The problem with sequestration is that it’s an attack on demand. This explains why Republicans are telling anyone and everyone how wonderful it all is. Supply-siders to the one, the GOP thinks any consideration of the demand side of the economy is pretty much just Communism — when the consensus pre-Reagan was that it was the definition of market-driven economics. When spending gets cut, people don’t get paid. And when people don’t get paid, they don’t spend money. At it’s most basic, people spending money is the economy. So the sequester is a disaster in economic terms — a lot of deep cuts means a lot of people won’t get paid. This will not be good for the economy.
However, there are people out there on the left who just want to repeal the sequester and just drop the whole thing. We could certainly do that, it’s entirely legal and above board, and maybe we could even find enough squeamish Republicans willing to defect and get it done. But the thing is that when this whole thing was going by the monicker “fiscal cliff,” there were plenty of lefties arguing that going over the cliff was better than accepting the GOP’s alternative.

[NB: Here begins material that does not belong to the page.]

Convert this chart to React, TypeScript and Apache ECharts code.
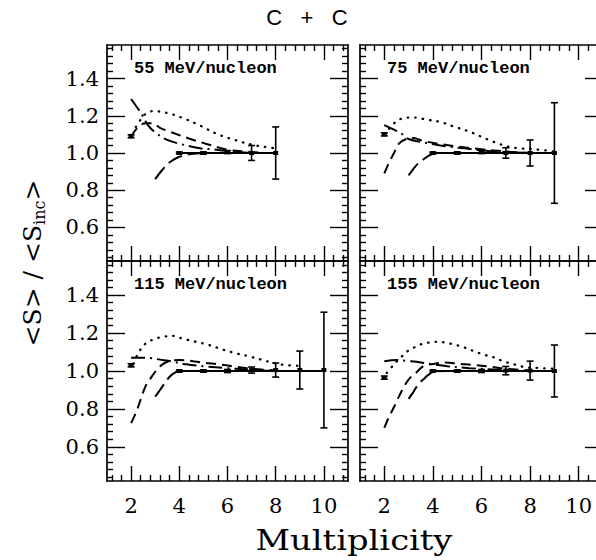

In a post agreeing with Matt Yglesias on the subject, Ed Kilgore writes, “[A]s recently as a few months ago the prevailing attitude among progressives is that sequestration, in the very unlikely event it happened, would be worse for the priorities of the Right than of the Left, since (a) it would hit defense spending pretty hard at a time when the most prominent Republicans (notably 2012 presidential nominee Mitt Romney) were calling for more money for the Pentagon, and (b) the most important progressive priorities, Social Security, Medicare benefits, Medicaid, SNAP (food stamps), and basic unemployment benefits, were placed off-limits.”

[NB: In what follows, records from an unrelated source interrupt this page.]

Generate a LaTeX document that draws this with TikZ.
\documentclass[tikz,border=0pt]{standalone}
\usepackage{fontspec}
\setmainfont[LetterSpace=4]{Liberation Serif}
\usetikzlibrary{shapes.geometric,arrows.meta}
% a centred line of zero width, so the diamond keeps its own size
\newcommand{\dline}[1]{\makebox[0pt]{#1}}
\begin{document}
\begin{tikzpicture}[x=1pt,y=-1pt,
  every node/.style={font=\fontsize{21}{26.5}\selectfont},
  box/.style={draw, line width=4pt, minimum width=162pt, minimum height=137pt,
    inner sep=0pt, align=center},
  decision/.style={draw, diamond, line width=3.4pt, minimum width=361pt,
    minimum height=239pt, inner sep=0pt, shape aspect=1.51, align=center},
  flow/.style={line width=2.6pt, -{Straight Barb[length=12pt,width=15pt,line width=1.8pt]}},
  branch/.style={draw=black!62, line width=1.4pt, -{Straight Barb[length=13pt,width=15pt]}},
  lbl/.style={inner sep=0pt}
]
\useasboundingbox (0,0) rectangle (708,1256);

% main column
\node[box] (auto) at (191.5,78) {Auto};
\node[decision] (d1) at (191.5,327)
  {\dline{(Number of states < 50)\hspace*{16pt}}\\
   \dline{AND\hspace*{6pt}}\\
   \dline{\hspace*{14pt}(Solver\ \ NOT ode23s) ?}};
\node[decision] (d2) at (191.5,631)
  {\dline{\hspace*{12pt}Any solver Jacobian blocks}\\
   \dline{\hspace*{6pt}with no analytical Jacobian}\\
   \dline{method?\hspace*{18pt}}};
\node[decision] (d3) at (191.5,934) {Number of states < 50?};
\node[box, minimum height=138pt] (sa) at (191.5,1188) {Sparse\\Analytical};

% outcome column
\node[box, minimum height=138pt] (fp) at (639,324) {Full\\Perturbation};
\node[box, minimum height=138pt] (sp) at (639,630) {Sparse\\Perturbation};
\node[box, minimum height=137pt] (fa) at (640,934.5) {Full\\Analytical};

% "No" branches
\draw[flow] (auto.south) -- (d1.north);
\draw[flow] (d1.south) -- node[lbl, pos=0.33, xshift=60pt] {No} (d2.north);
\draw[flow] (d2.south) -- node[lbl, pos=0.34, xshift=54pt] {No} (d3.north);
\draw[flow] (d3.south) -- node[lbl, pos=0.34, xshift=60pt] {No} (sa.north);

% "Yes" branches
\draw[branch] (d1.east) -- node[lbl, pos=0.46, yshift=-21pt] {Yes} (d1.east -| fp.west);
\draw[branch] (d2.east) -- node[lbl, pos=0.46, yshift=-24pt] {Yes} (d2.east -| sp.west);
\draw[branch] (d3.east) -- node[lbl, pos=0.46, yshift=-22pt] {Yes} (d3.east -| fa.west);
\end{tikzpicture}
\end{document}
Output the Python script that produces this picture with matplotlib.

All of this is still true. This is still the fiscal cliff we’re talking about. It would be better if Republicans hadn’t thrown us all over the ledge, but it’s Republicans who are going to have the harder landing. By cutting spending as drastically as we have, we do reduce demand, but what spending is still there — i.e., the majority of it — is vastly more Keynesian and less supply-side than it was yesterday. Whether Republicans are celebrating today because they’re dumb or whether it’s for show, they did not win here. Quite the opposite. Spending for the military-industrial complex, which Republicans represent and defend, takes the biggest and deepest ax chop, while the social safety net, which Democrats represent and defend, barely gets its bangs trimmed. It’s not the best and most ideal time to cut military spending, but if spending must be slashed deeply, let the pentagon do the bleeding.

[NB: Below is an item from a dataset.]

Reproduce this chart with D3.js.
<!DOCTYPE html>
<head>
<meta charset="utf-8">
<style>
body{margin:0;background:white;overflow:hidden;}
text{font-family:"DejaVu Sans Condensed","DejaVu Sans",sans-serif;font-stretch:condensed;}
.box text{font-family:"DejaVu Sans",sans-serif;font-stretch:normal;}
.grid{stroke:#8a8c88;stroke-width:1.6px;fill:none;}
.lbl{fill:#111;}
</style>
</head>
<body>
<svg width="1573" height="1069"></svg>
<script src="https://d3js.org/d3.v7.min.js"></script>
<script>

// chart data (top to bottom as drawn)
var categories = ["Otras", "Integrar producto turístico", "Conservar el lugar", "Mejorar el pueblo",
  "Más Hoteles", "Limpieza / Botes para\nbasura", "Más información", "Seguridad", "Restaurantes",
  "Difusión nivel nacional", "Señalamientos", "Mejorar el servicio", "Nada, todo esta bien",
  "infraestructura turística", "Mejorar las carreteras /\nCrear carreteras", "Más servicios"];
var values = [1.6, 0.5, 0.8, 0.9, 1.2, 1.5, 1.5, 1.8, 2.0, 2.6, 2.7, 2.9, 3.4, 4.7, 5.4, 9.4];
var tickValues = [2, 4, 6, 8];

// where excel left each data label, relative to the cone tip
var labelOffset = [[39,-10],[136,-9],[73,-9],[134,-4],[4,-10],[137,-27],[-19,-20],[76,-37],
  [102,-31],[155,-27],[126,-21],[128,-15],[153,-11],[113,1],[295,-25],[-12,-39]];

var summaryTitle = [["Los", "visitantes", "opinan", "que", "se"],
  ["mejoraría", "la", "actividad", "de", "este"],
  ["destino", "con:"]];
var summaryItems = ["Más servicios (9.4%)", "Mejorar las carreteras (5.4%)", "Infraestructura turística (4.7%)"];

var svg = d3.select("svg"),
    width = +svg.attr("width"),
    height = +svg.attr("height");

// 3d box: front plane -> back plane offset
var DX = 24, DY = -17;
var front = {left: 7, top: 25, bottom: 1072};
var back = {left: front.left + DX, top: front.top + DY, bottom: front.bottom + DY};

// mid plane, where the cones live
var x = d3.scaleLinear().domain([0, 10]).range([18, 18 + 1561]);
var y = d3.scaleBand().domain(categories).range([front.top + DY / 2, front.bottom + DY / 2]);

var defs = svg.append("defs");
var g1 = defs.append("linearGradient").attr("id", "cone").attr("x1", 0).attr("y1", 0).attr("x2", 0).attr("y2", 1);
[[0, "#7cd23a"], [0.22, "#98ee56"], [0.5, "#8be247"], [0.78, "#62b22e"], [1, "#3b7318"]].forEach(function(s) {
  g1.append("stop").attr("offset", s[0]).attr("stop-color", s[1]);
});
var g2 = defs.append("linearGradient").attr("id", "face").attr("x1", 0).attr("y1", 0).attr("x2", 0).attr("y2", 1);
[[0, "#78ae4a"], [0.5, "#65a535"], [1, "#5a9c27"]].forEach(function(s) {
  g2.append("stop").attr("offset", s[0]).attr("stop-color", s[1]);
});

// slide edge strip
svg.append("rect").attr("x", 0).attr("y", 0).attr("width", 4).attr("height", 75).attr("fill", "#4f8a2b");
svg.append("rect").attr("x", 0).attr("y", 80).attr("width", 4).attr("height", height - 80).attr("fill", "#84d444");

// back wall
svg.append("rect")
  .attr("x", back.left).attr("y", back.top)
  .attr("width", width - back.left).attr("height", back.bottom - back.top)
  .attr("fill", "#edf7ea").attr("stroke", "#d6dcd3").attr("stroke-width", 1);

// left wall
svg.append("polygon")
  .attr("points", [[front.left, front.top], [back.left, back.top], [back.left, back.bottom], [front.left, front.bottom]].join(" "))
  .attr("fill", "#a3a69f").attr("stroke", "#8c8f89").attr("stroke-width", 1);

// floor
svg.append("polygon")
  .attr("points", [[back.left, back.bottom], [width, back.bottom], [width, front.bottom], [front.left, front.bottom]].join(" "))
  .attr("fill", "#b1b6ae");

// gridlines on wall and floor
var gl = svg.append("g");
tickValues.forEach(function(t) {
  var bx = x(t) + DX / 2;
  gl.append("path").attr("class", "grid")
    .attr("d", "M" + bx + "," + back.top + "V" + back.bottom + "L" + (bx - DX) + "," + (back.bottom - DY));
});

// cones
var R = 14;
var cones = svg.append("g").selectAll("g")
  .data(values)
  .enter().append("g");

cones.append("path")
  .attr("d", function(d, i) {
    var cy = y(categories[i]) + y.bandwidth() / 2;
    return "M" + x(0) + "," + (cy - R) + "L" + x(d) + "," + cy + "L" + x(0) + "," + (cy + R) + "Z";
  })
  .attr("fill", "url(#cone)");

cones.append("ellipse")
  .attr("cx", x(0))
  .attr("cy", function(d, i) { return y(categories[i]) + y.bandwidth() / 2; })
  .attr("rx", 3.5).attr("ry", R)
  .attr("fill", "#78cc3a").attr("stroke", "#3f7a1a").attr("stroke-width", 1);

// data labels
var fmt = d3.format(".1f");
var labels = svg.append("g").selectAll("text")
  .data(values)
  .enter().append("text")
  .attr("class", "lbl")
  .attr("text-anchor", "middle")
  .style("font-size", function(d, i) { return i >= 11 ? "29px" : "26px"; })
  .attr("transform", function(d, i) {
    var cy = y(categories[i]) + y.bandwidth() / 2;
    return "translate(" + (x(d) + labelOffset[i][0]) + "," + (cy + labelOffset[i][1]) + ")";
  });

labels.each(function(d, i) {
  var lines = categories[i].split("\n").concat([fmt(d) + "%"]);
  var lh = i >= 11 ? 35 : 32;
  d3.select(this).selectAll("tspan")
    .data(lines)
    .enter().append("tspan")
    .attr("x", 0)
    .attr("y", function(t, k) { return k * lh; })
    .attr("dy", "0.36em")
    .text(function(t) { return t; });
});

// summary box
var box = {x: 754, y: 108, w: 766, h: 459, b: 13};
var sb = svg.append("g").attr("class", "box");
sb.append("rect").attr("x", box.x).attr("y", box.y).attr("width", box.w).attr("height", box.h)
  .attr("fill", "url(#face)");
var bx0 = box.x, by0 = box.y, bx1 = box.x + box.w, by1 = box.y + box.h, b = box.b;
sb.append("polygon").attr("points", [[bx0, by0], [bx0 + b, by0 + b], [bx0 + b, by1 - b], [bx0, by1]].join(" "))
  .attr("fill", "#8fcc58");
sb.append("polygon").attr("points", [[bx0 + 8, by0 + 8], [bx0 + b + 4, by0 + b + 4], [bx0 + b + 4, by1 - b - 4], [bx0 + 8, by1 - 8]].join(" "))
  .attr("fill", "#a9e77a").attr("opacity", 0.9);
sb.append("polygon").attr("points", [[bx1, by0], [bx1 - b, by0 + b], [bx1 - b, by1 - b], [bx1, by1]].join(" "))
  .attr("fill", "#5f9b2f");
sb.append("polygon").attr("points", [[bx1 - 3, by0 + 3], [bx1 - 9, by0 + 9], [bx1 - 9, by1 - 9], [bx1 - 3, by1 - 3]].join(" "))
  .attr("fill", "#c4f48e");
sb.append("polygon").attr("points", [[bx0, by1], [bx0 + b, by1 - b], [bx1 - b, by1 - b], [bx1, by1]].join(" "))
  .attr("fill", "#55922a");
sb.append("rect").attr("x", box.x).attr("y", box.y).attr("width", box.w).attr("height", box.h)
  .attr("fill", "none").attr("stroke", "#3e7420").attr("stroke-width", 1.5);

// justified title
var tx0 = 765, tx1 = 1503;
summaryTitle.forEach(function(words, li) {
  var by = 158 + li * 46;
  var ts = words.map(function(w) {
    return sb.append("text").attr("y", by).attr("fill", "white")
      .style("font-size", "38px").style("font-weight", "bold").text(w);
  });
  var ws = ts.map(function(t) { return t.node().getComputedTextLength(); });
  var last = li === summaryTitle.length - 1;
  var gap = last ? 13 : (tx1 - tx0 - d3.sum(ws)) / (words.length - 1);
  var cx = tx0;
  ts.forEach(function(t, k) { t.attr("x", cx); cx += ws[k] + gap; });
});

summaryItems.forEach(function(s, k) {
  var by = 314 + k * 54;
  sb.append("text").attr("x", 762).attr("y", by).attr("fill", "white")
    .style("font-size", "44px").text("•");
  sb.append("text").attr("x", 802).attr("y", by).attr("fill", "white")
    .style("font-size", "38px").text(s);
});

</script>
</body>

All this means that eventually Republicans will want to revisit this when they either realize the didn’t get the best deal or decide to stop pretending that they did.
“Sequestration is cuts liberals can live with but conservatives can’t, which should bring conservatives to the table to discuss a more balanced approach even though conservatives are more favorably disposed to cuts in the abstract,” explains Yglesias. If we just do away with sequestration, then nothing happens. We don’t get the deep spending cuts, sure. But we also don’t change the dynamic in Washington, which drastically needs changing.
Yes, Republicans are screwing up the economy with these wrongheaded demands for deep, immediate cuts in spending — but they would regardless. And starting today, two things will happen: we’ll be able to start talking about the “Republican economy,” because they’ve so taken ownership of it, and Republicans will start sweating as they realize that, once again, John Boehner just handed them a cockroach sandwich, told them it was ice cream, and they thanked him profusely for it.